> **REQUIRED TASK**
Using the records below, please work out how many lines contain "that"; answer with the number alone.

> **RECORDED DATA**

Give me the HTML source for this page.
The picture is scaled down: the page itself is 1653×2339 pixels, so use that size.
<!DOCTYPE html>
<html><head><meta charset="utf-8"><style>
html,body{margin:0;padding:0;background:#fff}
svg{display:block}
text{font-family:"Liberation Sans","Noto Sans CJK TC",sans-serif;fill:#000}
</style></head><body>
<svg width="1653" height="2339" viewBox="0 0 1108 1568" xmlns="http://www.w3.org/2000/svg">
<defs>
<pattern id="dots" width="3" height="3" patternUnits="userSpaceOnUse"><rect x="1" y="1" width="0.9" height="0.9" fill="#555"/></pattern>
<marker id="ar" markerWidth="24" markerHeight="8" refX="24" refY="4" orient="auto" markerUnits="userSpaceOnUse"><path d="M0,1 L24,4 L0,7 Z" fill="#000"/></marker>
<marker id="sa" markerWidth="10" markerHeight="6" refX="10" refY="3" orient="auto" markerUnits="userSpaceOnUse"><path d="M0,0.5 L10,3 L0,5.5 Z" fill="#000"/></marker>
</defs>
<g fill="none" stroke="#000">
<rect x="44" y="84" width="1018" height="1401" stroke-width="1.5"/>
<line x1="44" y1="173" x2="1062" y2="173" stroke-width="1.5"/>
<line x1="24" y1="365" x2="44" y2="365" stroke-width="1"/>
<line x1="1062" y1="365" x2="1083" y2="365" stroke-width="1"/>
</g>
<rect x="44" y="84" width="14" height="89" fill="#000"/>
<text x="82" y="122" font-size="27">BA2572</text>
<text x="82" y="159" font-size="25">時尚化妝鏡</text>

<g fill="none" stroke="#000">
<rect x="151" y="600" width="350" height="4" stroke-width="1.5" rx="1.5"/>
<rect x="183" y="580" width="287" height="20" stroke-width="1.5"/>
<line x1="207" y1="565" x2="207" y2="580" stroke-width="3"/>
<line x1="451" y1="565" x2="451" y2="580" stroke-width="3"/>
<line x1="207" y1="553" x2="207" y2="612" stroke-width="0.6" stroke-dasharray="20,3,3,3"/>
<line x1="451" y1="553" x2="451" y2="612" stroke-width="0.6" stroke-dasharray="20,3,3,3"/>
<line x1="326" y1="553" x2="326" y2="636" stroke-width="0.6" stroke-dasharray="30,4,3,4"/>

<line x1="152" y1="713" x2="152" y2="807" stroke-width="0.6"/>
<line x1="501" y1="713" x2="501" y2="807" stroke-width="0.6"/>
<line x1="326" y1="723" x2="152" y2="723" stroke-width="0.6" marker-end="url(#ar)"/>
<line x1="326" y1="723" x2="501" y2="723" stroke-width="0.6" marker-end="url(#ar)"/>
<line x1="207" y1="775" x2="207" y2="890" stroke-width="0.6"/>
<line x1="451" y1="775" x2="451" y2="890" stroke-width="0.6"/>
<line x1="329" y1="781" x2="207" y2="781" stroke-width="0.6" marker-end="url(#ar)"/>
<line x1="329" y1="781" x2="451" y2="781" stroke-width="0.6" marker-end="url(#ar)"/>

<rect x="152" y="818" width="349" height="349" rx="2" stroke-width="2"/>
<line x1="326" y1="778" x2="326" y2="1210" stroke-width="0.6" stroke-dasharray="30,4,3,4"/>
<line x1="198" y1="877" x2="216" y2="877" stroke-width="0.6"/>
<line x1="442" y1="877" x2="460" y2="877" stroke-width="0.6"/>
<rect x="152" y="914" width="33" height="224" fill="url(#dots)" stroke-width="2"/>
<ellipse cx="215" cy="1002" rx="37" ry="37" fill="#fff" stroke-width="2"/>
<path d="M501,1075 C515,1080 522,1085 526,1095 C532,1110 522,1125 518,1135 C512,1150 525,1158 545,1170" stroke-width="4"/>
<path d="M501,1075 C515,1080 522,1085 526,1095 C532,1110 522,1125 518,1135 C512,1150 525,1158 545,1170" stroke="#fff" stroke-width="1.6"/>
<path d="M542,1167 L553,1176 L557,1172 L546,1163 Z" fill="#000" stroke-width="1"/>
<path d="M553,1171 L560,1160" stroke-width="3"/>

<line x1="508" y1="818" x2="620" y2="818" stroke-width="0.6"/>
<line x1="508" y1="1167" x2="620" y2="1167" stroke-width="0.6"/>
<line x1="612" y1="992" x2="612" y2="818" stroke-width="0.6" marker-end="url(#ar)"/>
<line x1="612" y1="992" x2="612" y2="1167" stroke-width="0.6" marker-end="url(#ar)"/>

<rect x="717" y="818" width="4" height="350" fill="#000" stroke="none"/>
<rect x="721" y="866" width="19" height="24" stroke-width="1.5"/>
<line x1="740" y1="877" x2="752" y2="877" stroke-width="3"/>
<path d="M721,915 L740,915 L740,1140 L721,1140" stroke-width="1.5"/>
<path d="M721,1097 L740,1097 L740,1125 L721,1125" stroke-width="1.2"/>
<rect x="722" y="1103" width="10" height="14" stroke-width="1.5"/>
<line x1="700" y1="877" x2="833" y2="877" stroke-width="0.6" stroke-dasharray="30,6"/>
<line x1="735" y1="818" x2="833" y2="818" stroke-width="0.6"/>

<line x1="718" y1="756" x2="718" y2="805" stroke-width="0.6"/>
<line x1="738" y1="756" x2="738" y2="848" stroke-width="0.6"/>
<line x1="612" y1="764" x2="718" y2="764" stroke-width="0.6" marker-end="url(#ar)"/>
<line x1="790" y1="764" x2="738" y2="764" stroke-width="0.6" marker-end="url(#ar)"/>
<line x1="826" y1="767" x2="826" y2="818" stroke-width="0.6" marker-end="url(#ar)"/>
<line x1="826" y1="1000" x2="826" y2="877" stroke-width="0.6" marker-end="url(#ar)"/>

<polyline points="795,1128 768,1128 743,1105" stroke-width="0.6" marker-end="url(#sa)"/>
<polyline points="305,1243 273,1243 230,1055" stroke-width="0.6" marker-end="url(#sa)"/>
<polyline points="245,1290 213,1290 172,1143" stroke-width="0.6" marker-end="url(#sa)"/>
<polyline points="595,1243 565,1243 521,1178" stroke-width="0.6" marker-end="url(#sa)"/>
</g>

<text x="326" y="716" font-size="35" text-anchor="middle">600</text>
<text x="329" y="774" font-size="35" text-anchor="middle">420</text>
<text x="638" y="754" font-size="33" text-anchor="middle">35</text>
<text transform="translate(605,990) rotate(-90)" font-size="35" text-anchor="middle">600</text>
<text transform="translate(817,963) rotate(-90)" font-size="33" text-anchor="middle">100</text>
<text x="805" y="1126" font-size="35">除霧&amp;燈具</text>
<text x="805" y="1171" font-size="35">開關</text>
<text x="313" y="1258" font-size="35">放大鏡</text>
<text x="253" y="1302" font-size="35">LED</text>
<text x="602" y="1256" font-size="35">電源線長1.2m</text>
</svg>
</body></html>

* * *

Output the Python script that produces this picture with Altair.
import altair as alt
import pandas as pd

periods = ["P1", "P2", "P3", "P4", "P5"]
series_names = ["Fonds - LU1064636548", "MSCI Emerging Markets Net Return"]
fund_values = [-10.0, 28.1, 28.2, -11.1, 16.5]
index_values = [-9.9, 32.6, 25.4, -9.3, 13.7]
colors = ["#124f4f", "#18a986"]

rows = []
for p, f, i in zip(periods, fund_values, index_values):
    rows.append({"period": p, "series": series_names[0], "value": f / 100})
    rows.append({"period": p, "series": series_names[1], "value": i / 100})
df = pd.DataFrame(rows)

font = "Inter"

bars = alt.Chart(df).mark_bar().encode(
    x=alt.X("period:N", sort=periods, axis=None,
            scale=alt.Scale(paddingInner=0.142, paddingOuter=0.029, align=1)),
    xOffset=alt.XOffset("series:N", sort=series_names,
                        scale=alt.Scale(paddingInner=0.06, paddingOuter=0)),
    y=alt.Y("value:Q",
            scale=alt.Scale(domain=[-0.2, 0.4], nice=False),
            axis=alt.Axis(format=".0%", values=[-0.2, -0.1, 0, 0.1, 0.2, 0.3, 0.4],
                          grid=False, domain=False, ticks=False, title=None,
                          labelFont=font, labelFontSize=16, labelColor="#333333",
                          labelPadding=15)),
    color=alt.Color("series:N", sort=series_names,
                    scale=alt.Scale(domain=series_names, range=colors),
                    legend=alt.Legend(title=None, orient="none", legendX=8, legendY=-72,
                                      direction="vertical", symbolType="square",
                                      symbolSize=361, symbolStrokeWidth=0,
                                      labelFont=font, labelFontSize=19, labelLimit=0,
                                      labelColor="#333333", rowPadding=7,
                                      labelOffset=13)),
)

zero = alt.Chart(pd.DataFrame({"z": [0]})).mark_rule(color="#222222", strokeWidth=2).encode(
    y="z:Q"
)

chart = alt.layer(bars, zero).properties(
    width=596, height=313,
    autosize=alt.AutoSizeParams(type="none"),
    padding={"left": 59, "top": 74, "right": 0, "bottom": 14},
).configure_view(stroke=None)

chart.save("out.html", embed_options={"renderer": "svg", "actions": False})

> **RESPONSE TO THE EXERCISE**
2